Spending for ritual offerings reaches Rp 1t
September 5th, 2008
Ananta Wijaya, Contributor, Denpasar
Women and girls packed the Badung traditional market on a Saturday morning last month. They were all buying fruits, flowers and other essential ritual materials for the Galungan and Kuningan festivals.
The festivals, which fell on Aug. 20 and 30 respectively, are the most joyous religious celebrations for Bali’s Hindus.
There were so many shoppers the market’s spacious main area could not accommodate them all.
Dozens of traders took this opportunity to set up makeshift stalls in the market parking area.
Naturally, customers soon gathered around these stalls, creating severe traffic jams around the market, located at the heart of Denpasar’s downtown.
“Yes, it’s a regular traffic jam. This always happens around any major Hindu festival. But traffic jams around Galungan are the worst,” a traffic cop said, sighing.
Inside the market, the biggest crowd flocked around people selling busung, young coconut palm fronds. The pliable yellow fronds are an essential material for making temple offerings.
The fronds are cut into various shapes and fashioned into offering containers as well as into decorative elements which adorn the multi-tiered structures.
“Spending on coconut leaves is the highest compared to the amounts spent on other offering materials,” said Ni Wayan Oktariani, a third-year high school student at SMAN 3. The other significant expenditures were on fruit, flowers and cakes.

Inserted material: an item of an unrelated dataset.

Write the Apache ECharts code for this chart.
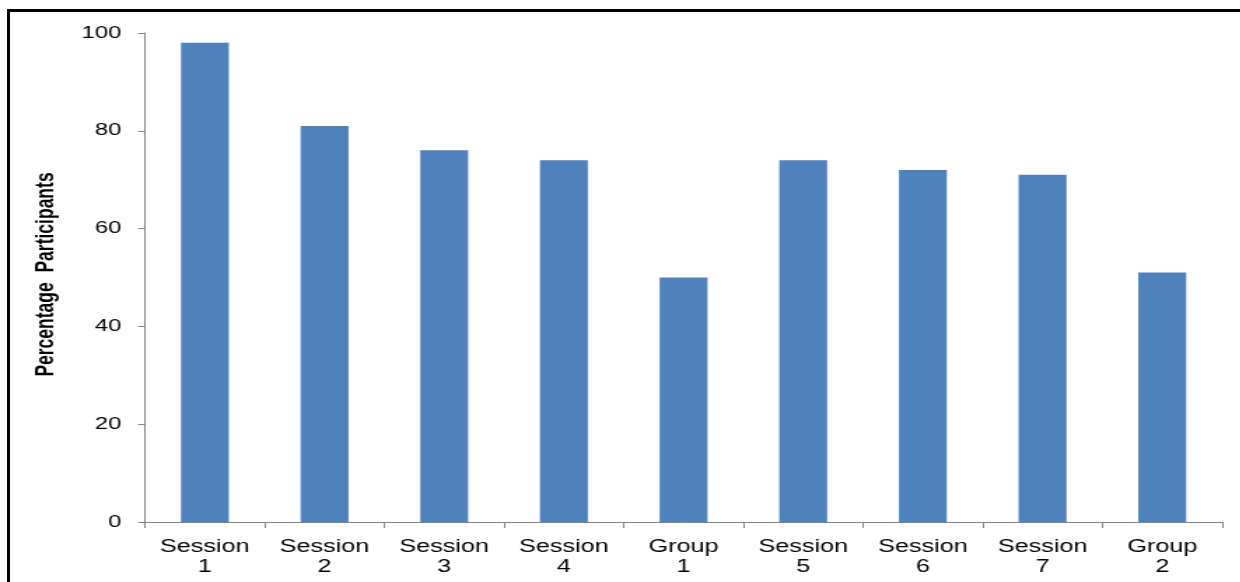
<!DOCTYPE html>
<html>
<head>
<meta charset="utf-8">
<script src="https://cdn.jsdelivr.net/npm/echarts@6/dist/echarts.min.js"></script>
<style>
  html, body { margin: 0; padding: 0; background: #fff; overflow: hidden; }
  #wrap { position: relative; width: 1240px; height: 582px; overflow: hidden; }
  /* chart is laid out narrow, then widened horizontally */
  #chart { position: absolute; left: 0; top: 0; width: 886px; height: 582px;
           transform: scaleX(1.4); transform-origin: 0 0; }
  #frame { position: absolute; left: 7px; top: 9px; width: 1300px; height: 700px;
           border-top: 3px solid #000; border-left: 3px solid #000; pointer-events: none; }
</style>
</head>
<body>
<div id="wrap">
  <div id="chart"></div>
  <div id="frame"></div>
</div>
<script>
// Share of participants attending each session / group meeting
const categories = ['Session\n1', 'Session\n2', 'Session\n3', 'Session\n4', 'Group\n1',
                    'Session\n5', 'Session\n6', 'Session\n7', 'Group\n2'];
const percentages = [98, 81, 76, 74, 50, 74, 72, 71, 51];
const yTicks = { min: 0, max: 100, interval: 20 };
const yTitle = 'Percentage  Participants';

const chart = echarts.init(document.getElementById('chart'), null, { renderer: 'canvas' });
const axisGray = '#868686';

chart.setOption({
  animation: false,
  backgroundColor: 'transparent',
  grid: { left: 103.6, right: 13.1, top: 33, bottom: 60, containLabel: false },
  xAxis: {
    type: 'category',
    data: categories,
    axisLine: { lineStyle: { color: axisGray, width: 1 } },
    axisTick: { show: true, alignWithLabel: false, length: 6, lineStyle: { color: axisGray } },
    axisLabel: {
      interval: 0, margin: 15, color: '#000',
      fontFamily: 'Liberation Sans, Arial, sans-serif', fontSize: 18, lineHeight: 20
    },
    splitLine: { show: false }
  },
  yAxis: {
    type: 'value',
    min: yTicks.min, max: yTicks.max, interval: yTicks.interval,
    name: yTitle,
    nameLocation: 'middle',
    nameRotate: 90,
    nameGap: 61,
    nameTextStyle: {
      color: '#000', fontFamily: 'Liberation Sans, Arial, sans-serif',
      fontWeight: 'bold', fontSize: 17.5, padding: [0, 0, 0, 6]
    },
    axisLine: { show: true, lineStyle: { color: axisGray, width: 1 } },
    axisTick: { show: true, length: 5, lineStyle: { color: axisGray } },
    axisLabel: {
      margin: 17, color: '#000',
      fontFamily: 'Liberation Sans, Arial, sans-serif', fontSize: 17
    },
    splitLine: { show: false }
  },
  series: [{
    type: 'bar',
    data: percentages,
    barWidth: '40%',
    itemStyle: { color: '#4F81BD' }
  }]
});
</script>
</body>
</html>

Oktariani had just finished a research project on how much the Balinese spend on offering materials for the two major holidays.
Research on the financial aspects and economic consequences of Balinese Hindu festivals and oftentimes extravagant rituals is rarely done. That such research has been carried out by a high school student is unheard of.
“The spending on coconut leaves constituted 39.67 percent of the total spent on offering materials,” Oktariani said.
Translated into hard cash, that percentage equals Rp 383,494 (US$40). That is the average amount of money spent by a single Balinese household on young coconut fronds to prepare for the Galungan and Kuningan festivals.
The Galungan and Kuningan festivals actually consist of several smaller preparatory and post-festival rituals which begin one month before and end one month after the two principle celebrations.
Oktariani’s research covered expenditures during a shorter period, starting a week before Galungan and ended 25 days after Kuningan.
The student collected sample data from households in three different economic sites — households in a tourism area in Sanur, in an urban setting in Denpasar and in rural parts of Badung regency.
“On average, a single family spends Rp 977,215 for offering materials during the period surrounding these two festivals,” she said.
“The festival falls once in seven months, so I gathered expenditure data from three festivals over a two-year period, then divided the total to determine the average annual spending.”
She found the average annual expenditure per household for this festival period alone was about Rp 1,4 million.
“If we multiply this number by the total number of Hindu households on the island we will arrive at a figure of more than Rp 1 trillion per year,” she said.
Balinese Hindus celebrate more than a dozen major festivals each year, not to mention the myriad minor ceremonies.
Economics and development scholar AA Ngurah Made Arwata said the stratospheric amount underlined the economic importance of Balinese Hindu rituals.
“Such rituals shouldn’t be viewed from a religious perspective alone but also from an economic perspective,” he said.
He attributed the island’s relatively stable economic situation during the 1997 countrywide financial crisis to the island’s extensive spending on offerings, which kept the island’s economy running, albeit at a much slower pace.
Oktariani’s research results confirmed Arwata’s statement.
The research found the expenditures on Galungan and Kuningan festivals offerings constituted 2.7 percent of the island’s total gross domestic product (GDP).
“If we expand the research to include expenditures on all Balinese Hindus religious festivals, then the actual contribution of this sector to the GDP would figure much higher than just 2.7 percent,” she said.